Of course, the stories we see onscreen depend a lot on who is doing the storytelling. This is not to say that men always get it wrong, or that women don’t like action films (Uma Thurman’s out-of-this-world moves in Kill Bill really thrilled me). But men write the majority of what ends up in the cineplexes, both “guy films,” like Judd Apatow’s Knocked Up, and so-called chick flicks, like Baby Mama and Sex and the City. This could be why mainstream films offer such narrow ideas about gender.

I wonder: would the stories be different with more women at the helm? What kinds of ideas about women, about gender and relationships, about issues of militarism and the power associated with technology would we see if women wrote more scripts for Hollywood movies? Or if scripts were written by older people, or people of colour, or immigrants, or people from the working class? It’s hard to know, because it’s rare to see a writing credit from someone who’s not young, white and male. When we do, it’s something to celebrate (and perhaps why Juno, despite some flaws, was such a refreshing film).

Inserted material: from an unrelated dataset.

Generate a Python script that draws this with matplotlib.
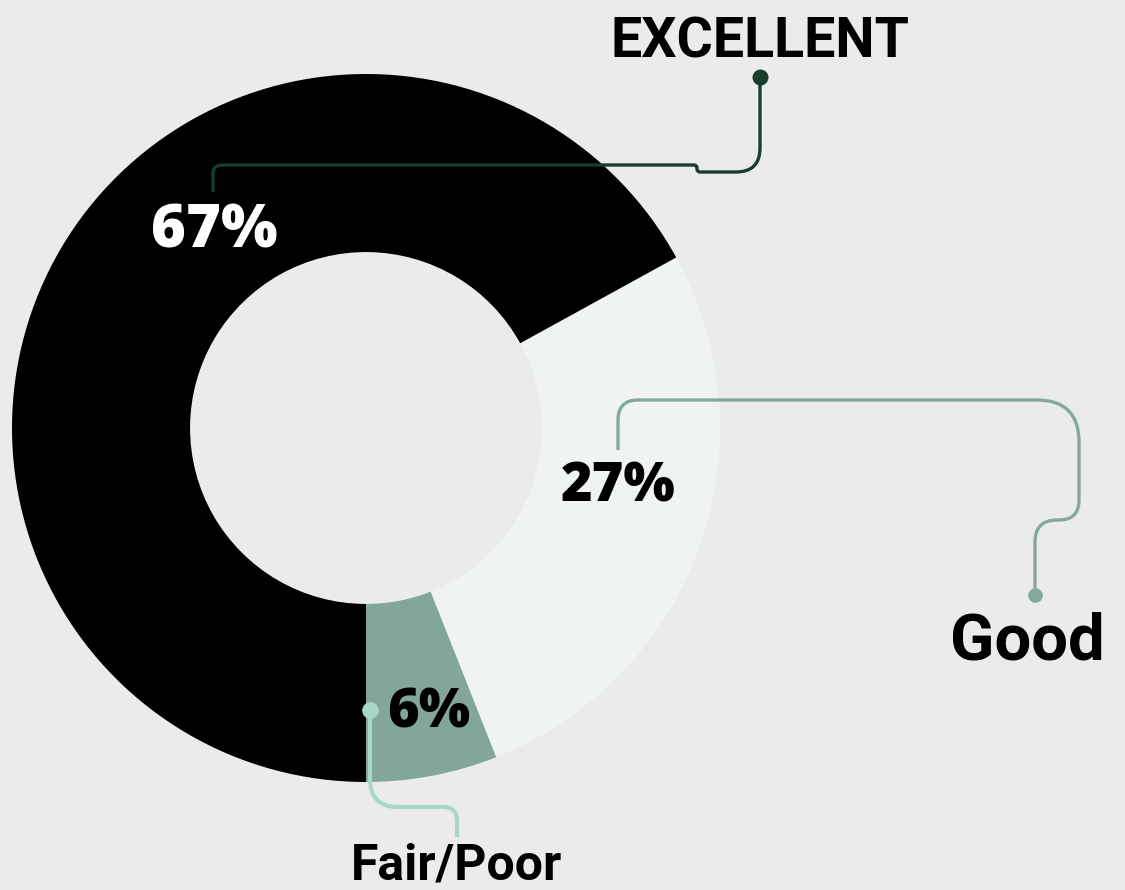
import matplotlib
matplotlib.use("Agg")
import matplotlib.pyplot as plt
from matplotlib.path import Path
from matplotlib.patches import PathPatch
import numpy as np

# ---- data ----
categories = ["Fair/Poor", "Good", "Excellent"]
values = [6, 27, 67]
pct_labels = ["6%", "27%", "67%"]
cat_labels = ["Fair/Poor", "Good", "EXCELLENT"]

# ---- style ----
BG = "#ebebeb"
seg_colors = ["#82a798", "#eff3f4", "#000000"]
line_colors = ["#a8d7c6", "#84a99a", "#173d2d"]

W, H = 1125, 890
fig = plt.figure(figsize=(W / 100, H / 100), dpi=100, facecolor=BG)
ax = fig.add_axes([0, 0, 1, 1])
ax.set_facecolor(BG)

def py(y):  # pixel-from-top -> data y
    return H - y

cx, cy, R = 366, 428, 354
ax.pie(values, colors=seg_colors, startangle=-90, counterclock=True,
       radius=R, center=(cx, py(cy)),
       wedgeprops=dict(width=R * 0.503, linewidth=0), frame=True)
ax.set_xlim(0, W)
ax.set_ylim(0, H)
ax.set_aspect("equal")
ax.axis("off")


def rounded(pts, radii):
    pts = [np.array([x, py(y)], float) for x, y in pts]
    verts = [pts[0]]
    codes = [Path.MOVETO]
    for i in range(1, len(pts) - 1):
        p0, p1, p2 = pts[i - 1], pts[i], pts[i + 1]
        d1 = p1 - p0
        d2 = p2 - p1
        l1 = np.linalg.norm(d1)
        l2 = np.linalg.norm(d2)
        r = min(radii[i - 1], l1 / 2, l2 / 2)
        a = p1 - d1 / l1 * r
        b = p1 + d2 / l2 * r
        verts += [a, p1, b]
        codes += [Path.LINETO, Path.CURVE3, Path.CURVE3]
    verts.append(pts[-1])
    codes.append(Path.LINETO)
    return Path(verts, codes)


def connector(pts, radii, color, lw, dot, ms):
    ax.add_patch(PathPatch(rounded(pts, radii), fill=False, edgecolor=color,
                           lw=lw, capstyle="butt", joinstyle="round", zorder=5))
    ax.plot([dot[0]], [py(dot[1])], "o", color=color, ms=ms, mec="none", zorder=6)

# Excellent connector
connector([(213, 192), (213, 165), (697, 165), (697, 172), (760, 172), (760, 77)],
          [9, 3, 3, 24], line_colors[2], 2.4, (760, 77), 11.5)
# Good connector
connector([(618, 450), (618, 400), (1079, 400), (1079, 520), (1035, 520), (1035, 595)],
          [20, 42, 20, 22], line_colors[1], 2.4, (1035, 595), 10.5)
# Fair/Poor connector
connector([(370, 710), (370, 807), (457, 807), (457, 837)],
          [28, 14], line_colors[0], 3.0, (370, 710), 12)

pct_font = dict(family="Open Sans", weight=800)
lab_font = dict(family="Roboto", weight="bold")

ax.text(214, py(247), pct_labels[2], color="white", fontsize=43, ha="center",
        va="baseline", zorder=7, **pct_font)
ax.text(618, py(502), pct_labels[1], color="black", fontsize=39, ha="center",
        va="baseline", zorder=7, **pct_font)
ax.text(429, py(727), pct_labels[0], color="black", fontsize=39, ha="center",
        va="baseline", zorder=7, **pct_font)

ax.text(760, py(57), cat_labels[2], color="black", fontsize=40, ha="center",
        va="baseline", zorder=7, **lab_font)
ax.text(1027, py(660), cat_labels[1], color="black", fontsize=47, ha="center",
        va="baseline", zorder=7, **lab_font)
ax.text(456, py(880), cat_labels[0], color="black", fontsize=36, ha="center",
        va="baseline", zorder=7, **lab_font)

fig.savefig("out.png", dpi=100, facecolor=BG)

American academics Denise and William Bielby, who have spent years researching the politics of screenwriting in Hollywood, argue that there are reasons why white, predominantly young men write three-quarters of Hollywood scripts and older writers (even those who have been in the business for years), women, and people of colour have a hard time breaking in.

Bielby and Bielby argue that decisions in Hollywood are made arbitrarily, usually based on personal contacts and reputations, and stereotypes play a big role in influencing who gets the jobs. It’s often assumed that women can’t write action movies, or that older writers can’t pen shows for teens. And usually, they note, “the best candidate for the job” resembles the people making the decision about hiring, who are overwhelmingly white and male.

It’s not just old, stale stereotypes that guide decision making. Industry pressure factors in as well. Films are expensive to make and increased downloading means they earn less. Investors are reluctant to finance risky projects, so they stick to the same old formula, guided by what advertising execs want to sink money into: films targeted at 18- to 34-year-old males.

These execs don’t know what they’re missing. Consider that last year, four women were nominated for Oscars for compelling, insightful films (Tamara Jenkins for The Savages, Nancy Oliver for Lars and the Real Girl, Diablo Cody for Juno and Sarah Polley for Away From Her). Consider the bright, strong, innovative film writers working in Canada, like Polley, Andrea Dorfman (Parsley Days) and Deepa Mehta (Water, Bollywood/Hollywood). These are women to watch and to support, so that their work and the work of filmmakers of all genders, ages, and ethnic backgrounds can be seen and celebrated. Not just for the sake of counting, but to make sure our stories are being told.

Nicole Cohen is the co-founder of Shameless magazine and a PhD student at York University.